When they returned, Herring looked shaken, Phillips testified. “I have never seen Chad look like this,” he said, describing it as “fear” and the look of someone who’s about to cry.
Phillips volunteered to drive again as he, Herring and Henderson left his parents’ house around 10 p.m. Herring was beside him in the front passenger’s seat; Henderson sat in the back seat, directly behind Herring.
They headed down St. Marys Road to Buena Vista Road, where Phillips abruptly heard a gunshot, followed by a “glug-glug” sound like a milk jug emptying.
When he turned to Herring, he saw his friend sitting upright in the passenger’s seat with blood pouring out of his face, making the “glug-glug” sound, he said. He looked back at Henderson, who pointed the gun at him and told him to keep driving.
He drove to the dead end of Roosevelt Street near Brewer Elementary School and stopped, frozen. “Come on, brother, we got to go,” he said to Herring, whose body had slumped forward when Phillips hit the brakes.
His door opened, and there stood Henderson, who leaned in, put the car in park and pushed Herring upright, he said.
“I should kill you,” he said Herring told him.
“Do what you got to do,” he replied.
Instead they started walking toward an open lot, where Phillips ran as he called friends on his cell phone for a ride. Henderson caught up with him, asked whom he was calling, and demanded a ride, too, he said.

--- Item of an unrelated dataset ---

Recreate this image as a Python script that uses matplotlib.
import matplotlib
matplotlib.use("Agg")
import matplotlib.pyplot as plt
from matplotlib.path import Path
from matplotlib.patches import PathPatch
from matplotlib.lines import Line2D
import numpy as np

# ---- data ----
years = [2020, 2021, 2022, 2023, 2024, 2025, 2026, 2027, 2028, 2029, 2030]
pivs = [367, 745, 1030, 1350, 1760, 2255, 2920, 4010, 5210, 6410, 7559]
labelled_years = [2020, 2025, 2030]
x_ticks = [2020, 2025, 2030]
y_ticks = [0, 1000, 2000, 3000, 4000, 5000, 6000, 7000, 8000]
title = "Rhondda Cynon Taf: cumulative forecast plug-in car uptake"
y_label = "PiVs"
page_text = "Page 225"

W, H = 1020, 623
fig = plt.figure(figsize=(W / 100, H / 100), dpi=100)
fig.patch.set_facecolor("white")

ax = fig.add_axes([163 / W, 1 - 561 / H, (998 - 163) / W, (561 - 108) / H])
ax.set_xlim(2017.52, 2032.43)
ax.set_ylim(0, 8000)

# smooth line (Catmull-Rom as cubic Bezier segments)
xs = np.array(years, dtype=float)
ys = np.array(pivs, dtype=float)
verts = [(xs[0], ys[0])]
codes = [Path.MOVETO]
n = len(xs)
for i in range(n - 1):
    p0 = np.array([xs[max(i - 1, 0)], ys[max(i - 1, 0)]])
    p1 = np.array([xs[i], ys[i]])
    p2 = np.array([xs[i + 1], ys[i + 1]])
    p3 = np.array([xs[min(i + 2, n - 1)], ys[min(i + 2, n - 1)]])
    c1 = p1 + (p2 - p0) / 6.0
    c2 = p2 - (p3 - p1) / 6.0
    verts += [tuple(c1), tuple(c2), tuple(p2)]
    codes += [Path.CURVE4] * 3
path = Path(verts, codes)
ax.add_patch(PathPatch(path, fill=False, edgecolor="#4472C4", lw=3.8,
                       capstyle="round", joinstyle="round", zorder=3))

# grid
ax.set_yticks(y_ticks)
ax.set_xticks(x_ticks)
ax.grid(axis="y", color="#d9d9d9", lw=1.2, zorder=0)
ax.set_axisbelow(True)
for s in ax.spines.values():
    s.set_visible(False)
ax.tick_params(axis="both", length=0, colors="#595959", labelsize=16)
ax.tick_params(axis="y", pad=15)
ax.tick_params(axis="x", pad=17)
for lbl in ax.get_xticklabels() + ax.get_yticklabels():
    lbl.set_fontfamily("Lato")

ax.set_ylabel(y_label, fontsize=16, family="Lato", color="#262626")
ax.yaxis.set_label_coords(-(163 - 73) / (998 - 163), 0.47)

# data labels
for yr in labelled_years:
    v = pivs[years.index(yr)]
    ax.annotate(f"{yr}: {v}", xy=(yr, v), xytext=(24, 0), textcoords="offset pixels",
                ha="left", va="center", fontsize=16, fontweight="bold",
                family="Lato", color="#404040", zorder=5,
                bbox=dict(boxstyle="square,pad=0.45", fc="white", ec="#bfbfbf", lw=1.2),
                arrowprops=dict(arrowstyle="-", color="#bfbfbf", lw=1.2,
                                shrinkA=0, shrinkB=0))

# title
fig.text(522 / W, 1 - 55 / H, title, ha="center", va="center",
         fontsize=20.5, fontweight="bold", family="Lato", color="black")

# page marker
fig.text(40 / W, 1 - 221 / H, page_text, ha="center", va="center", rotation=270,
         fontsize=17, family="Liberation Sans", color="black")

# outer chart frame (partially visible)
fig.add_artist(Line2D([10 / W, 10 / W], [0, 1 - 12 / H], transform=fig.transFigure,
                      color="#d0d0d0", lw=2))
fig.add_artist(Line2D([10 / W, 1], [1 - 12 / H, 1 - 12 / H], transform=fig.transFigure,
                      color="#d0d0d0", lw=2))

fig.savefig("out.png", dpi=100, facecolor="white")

A friend picked them up, dropped Henderson off on Steam Mill Road and took Phillips home, where he told his girlfriend what had happened. Later Henderson came by and threatened to kill him and his family if he told anyone about the homicide, he said.
Around 11:45 p.m., a police officer working a burglary detail came across the Impala, its dome light still on. Inside was Herring’s body, blood still dripping from the face.

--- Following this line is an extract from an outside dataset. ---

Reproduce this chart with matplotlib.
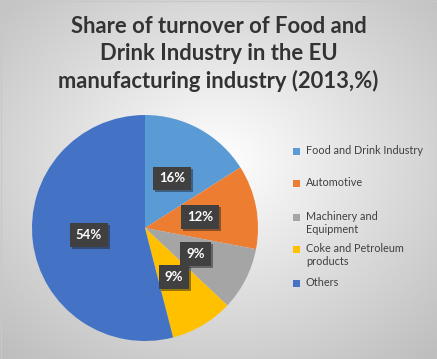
import numpy as np
import matplotlib.pyplot as plt
from matplotlib.patches import Rectangle

categories = ["Food and Drink Industry", "Automotive", "Machinery and\nEquipment",
              "Coke and Petroleum\nproducts", "Others"]
shares = [16, 12, 9, 9, 54]
colors = ["#5B9BD5", "#ED7D31", "#A5A5A5", "#FFC000", "#4472C4"]

plt.rcParams['font.family'] = ['Lato', 'DejaVu Sans']

W, H = 437, 359
fig = plt.figure(figsize=(W / 100, H / 100), dpi=100)

# radial grey background
bg = fig.add_axes([0, 0, 1, 1])
yy, xx = np.mgrid[0:H, 0:W]
d = np.sqrt(((xx - W * 0.5) / W) ** 2 + ((yy - H * 0.45) / H) ** 2)
g = np.clip(1.0 - d * 0.35, 0, 1)
bg.imshow(np.dstack([g, g, g]), extent=[0, W, H, 0], aspect='auto')
bg.add_patch(Rectangle((0.5, 0.5), W - 1, H - 1, fill=False, ec="#c8c8c8", lw=1))
bg.set_xlim(0, W)
bg.set_ylim(H, 0)
bg.axis('off')

fig.text(0.5, 1 - 54 / H, "Share of turnover of Food and\nDrink Industry in the EU\nmanufacturing industry (2013,%)",
         ha='center', va='center', fontsize=15.8, fontweight='bold', color="#333333", linespacing=1.32)

cx, cy, r = 145, 228, 113
ax = fig.add_axes([(cx - r) / W, (H - cy - r) / H, 2 * r / W, 2 * r / H])
wedges, texts, autotexts = ax.pie(shares, colors=colors, startangle=90, counterclock=False,
                                  autopct='%d%%', pctdistance=0.5,
                                  wedgeprops=dict(linewidth=0))
for t in autotexts:
    t.set_color('white')
    t.set_fontweight('bold')
    t.set_fontsize(9.5)
    t.set_bbox(dict(boxstyle='square,pad=0.45', fc='#404040', ec='none'))
ax.set_xlim(-1, 1)
ax.set_ylim(-1, 1)
ax.set_aspect('equal')

# soft shadow behind the data label boxes
fig.canvas.draw()
for t in autotexts:
    e = t.get_bbox_patch().get_window_extent()
    ax.add_patch(Rectangle((e.x0 + 2, e.y0 - 2), e.width, e.height, transform=None,
                           fc='#1a1a1a', ec='none', alpha=0.45, zorder=t.get_zorder() - 0.5))

# legend
rows = [151, 183, 217, 249, 283]
for c, lab, y in zip(colors, categories, rows):
    bg.add_patch(Rectangle((293, y - 3.5), 7, 7, fc=c, ec='none'))
    two = '\n' in lab
    bg.text(306, y - (6 if two else 0), lab, ha='left', va='top' if two else 'center',
            fontsize=7.8, color='#404040', linespacing=1.2)

fig.savefig("out.png", dpi=100)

On Thursday, Judge Frank Jordan Jr. sentenced Henderson as a repeat offender, as Henderson killed Herring while on probation from a Sept. 10, 2014, conviction for aggravated assault.
The assault was in 2012, when Henderson at age 18 initially was accused of beating a 16-year-old homeless girl with a pistol and raping her on Dec. 23.
Charges of rape and aggravated sodomy later were dropped, and Henderson pleaded guilty to the assault charge after a new indictment accused him of beating the girl only with his fists. He was sentenced to seven years’ probation.
After his trial for Herring’s murder, a jury June 12 found Henderson guilty of all counts, including charges from the earlier assault on the two teenagers. Jordan sentenced him for murder, two counts of aggravated assault and three weapons violations. The judge gave him life without parole for murder, plus 20 years each on the assault charges and five years on each of the gun offenses.
Henderson will appeal, seeking a new trial, said defense attorney Nancy Miller. She said it was unfortunate her client was convicted of murder on “the word of someone who’s very compromised,” meaning Phillips, who has a criminal record and was just arrested this month on a gun charge.
The next step for authorities here is to get Henderson out of the county jail and into a state prison.
How long will that take?
“It usually takes somewhere in the neighborhood of four to six weeks,” Kelly said, “but it depends on the processing of the prison system.”